GRAND RAPIDS, Mich. (WOOD) — A group of basketball players at Covenant House Academy Grand Rapids may never go pro, but they are certainly players in a game-changing conversation.

“Where I grow up from, masculine was, ‘You got the guy with the gun, he got drugs on him, he got a whole bunch of money and he’s taking care of everybody,'” said Tyrece Smith, a student at Covenant House Academy Grand Rapids.

Smith said those men only expressed signs of dominance, toughness and aggression. 

Society has historically used those traits to define masculinity, but Smith and his classmate, Johncarlos Gonzales, say that’s changing.

Covenant House Academy Grand Rapids students Tyrece Smith and Johncarlos Gonzales speak with News 8's Donovan Long.
Covenant House Academy Grand Rapids students Tyrece Smith and Johncarlos Gonzales speak with News 8’s Donovan Long.

“We’re evolving so much,” said Smith. “Once upon a time, you couldn’t tell another man you love him.”

“It’s power in showing your emotions and showing your real side,” Gonzales added.

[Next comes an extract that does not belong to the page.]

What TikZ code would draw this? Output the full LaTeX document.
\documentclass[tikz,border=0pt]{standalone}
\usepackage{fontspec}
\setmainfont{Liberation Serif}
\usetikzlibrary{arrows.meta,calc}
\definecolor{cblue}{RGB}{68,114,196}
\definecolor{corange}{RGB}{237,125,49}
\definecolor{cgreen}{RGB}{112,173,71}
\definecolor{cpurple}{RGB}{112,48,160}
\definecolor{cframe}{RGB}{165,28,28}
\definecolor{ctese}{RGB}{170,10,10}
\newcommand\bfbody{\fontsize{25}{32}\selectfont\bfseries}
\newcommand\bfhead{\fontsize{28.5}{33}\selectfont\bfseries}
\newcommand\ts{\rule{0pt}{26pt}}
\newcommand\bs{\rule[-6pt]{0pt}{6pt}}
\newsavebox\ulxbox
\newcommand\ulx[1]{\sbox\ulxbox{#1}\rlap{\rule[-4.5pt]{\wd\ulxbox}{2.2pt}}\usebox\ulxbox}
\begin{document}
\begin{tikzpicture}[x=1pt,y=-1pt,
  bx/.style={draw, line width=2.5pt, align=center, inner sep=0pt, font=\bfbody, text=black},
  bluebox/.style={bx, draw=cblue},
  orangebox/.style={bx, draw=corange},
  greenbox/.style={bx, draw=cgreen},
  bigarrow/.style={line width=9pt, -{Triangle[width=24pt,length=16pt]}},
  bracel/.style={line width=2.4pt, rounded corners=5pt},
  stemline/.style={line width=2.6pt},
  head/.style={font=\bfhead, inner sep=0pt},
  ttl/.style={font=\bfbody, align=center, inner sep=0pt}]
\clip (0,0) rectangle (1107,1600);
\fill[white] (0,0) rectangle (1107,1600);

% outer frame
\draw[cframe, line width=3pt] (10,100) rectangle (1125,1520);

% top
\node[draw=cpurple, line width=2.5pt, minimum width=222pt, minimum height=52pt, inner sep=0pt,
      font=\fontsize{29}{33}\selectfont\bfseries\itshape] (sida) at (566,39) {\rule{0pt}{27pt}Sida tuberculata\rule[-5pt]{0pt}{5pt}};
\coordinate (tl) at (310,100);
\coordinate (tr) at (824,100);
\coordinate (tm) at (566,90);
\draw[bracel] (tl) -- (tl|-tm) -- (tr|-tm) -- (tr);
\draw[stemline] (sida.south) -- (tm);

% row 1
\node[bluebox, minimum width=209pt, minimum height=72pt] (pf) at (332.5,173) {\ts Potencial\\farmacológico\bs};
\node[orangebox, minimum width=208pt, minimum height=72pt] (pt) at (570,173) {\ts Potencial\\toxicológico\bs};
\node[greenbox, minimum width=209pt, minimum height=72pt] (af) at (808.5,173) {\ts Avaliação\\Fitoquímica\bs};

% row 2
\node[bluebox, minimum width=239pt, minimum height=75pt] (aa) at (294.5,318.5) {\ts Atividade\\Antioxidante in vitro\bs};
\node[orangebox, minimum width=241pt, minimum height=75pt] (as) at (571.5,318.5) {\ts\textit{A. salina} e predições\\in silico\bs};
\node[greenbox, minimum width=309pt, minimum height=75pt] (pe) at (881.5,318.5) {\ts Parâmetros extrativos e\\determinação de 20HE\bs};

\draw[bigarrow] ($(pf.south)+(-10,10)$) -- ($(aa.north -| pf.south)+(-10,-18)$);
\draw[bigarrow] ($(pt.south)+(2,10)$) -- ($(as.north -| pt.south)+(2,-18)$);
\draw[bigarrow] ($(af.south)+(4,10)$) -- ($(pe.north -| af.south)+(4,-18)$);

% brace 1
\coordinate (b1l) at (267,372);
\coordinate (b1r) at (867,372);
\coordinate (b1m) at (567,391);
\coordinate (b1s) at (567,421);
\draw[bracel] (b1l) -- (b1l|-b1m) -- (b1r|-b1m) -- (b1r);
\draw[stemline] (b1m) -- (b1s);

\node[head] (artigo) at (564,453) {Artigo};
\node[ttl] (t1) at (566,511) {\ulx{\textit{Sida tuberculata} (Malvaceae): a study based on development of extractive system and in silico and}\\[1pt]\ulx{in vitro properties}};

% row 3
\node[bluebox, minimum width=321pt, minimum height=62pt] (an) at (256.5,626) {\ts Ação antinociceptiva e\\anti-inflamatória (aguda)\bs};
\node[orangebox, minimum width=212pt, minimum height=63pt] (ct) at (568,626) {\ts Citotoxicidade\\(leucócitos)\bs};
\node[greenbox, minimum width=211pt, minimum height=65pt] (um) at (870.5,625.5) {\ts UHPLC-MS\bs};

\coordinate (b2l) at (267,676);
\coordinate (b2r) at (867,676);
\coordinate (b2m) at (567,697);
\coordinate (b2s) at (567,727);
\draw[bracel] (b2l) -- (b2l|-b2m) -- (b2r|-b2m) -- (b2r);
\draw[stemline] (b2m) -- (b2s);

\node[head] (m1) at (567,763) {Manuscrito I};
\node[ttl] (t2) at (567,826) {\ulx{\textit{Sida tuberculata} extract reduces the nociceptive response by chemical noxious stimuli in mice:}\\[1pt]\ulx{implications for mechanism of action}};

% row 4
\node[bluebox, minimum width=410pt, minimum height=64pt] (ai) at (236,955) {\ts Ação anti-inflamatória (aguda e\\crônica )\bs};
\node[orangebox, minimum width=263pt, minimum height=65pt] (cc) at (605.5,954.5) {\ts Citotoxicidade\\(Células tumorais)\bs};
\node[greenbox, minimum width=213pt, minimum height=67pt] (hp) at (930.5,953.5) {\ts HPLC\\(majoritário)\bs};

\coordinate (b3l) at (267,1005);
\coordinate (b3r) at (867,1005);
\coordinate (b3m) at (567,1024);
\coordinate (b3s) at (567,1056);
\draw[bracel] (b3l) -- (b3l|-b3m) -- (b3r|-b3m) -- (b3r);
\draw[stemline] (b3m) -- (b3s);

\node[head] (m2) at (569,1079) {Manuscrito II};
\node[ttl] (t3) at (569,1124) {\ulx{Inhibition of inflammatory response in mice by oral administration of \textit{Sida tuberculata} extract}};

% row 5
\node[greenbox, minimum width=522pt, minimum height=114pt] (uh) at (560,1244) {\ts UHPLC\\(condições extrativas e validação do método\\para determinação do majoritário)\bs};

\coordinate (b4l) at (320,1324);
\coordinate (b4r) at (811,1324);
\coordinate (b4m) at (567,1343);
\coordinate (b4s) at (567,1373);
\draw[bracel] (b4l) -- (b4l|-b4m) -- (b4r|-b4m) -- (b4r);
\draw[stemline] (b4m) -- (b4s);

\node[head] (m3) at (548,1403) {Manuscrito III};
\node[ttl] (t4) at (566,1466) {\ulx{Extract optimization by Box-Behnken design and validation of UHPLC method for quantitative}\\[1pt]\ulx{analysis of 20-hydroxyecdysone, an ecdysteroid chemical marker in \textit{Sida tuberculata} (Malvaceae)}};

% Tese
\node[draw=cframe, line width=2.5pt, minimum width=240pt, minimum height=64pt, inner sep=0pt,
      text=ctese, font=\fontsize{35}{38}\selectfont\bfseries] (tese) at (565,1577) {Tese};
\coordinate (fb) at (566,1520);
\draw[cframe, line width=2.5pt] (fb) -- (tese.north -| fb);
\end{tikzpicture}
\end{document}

A photographer recently captured the bond actors Michael B. Jordan and Jonathan Majors share for a New York Times piece about their new movie, “Creed III.”

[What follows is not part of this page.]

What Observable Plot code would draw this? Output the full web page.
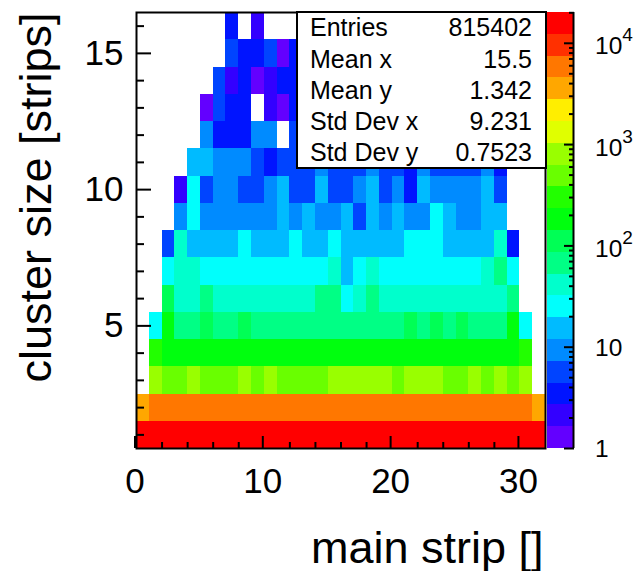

“It was a form of Black love expressed through males,” said Christopher Lovelady, director of the mentor program at the Grand Rapids Center for Community Transformation.

The photo of the men went viral. Internet users questioned their manhood, while others defended it, like Smith and Gonzales’ mentor, Lovelady.

“I think it was the next level, in some aspects, of what Black masculinity is starting to look like,” said Lovelady. “I’ve been an advocate in creating that shift.”

Lovelady also created a safe space for Smith and Gonzales to be vulnerable.

“I think that’s something our young men don’t hear often, and I encourage young men to find someone they can be vulnerable to,” said Lovelady.

According to the American Psychological Association, “Traditional masculinity is psychologically harmful and that socializing boys to suppress their emotions causes damage that echoes both inwardly and outwardly.”

Covenant House Academy Grand Rapids students play basketball.
Covenant House Academy Grand Rapids students play basketball.

“You see it (manifest) in anxiety, depression and substance abuse,” said Marvin McKenzie Jr., mental health and substance abuse therapist at Arbor Circle.

McKenize Jr. said positive affirmations from fathers or father figures can help those issues in a young man.

“That gets engrained,” said McKenzie Jr. “They begin to believe it, they start to feel good about themselves, their self-confidence and self-esteem gets built, and that gets transferred into adulthood.”

Some men, like Smith and Gonzales, learned to be a man on their own.

“I didn’t have a dad,” Gonzales said.

So they’re using the lessons they’ve earned on the basketball court to give manhood their best shot.

“I learned from not having a dad, and I have seen what type of toll it took on me, so why not learn and relearn and try something different,” Gonzales said.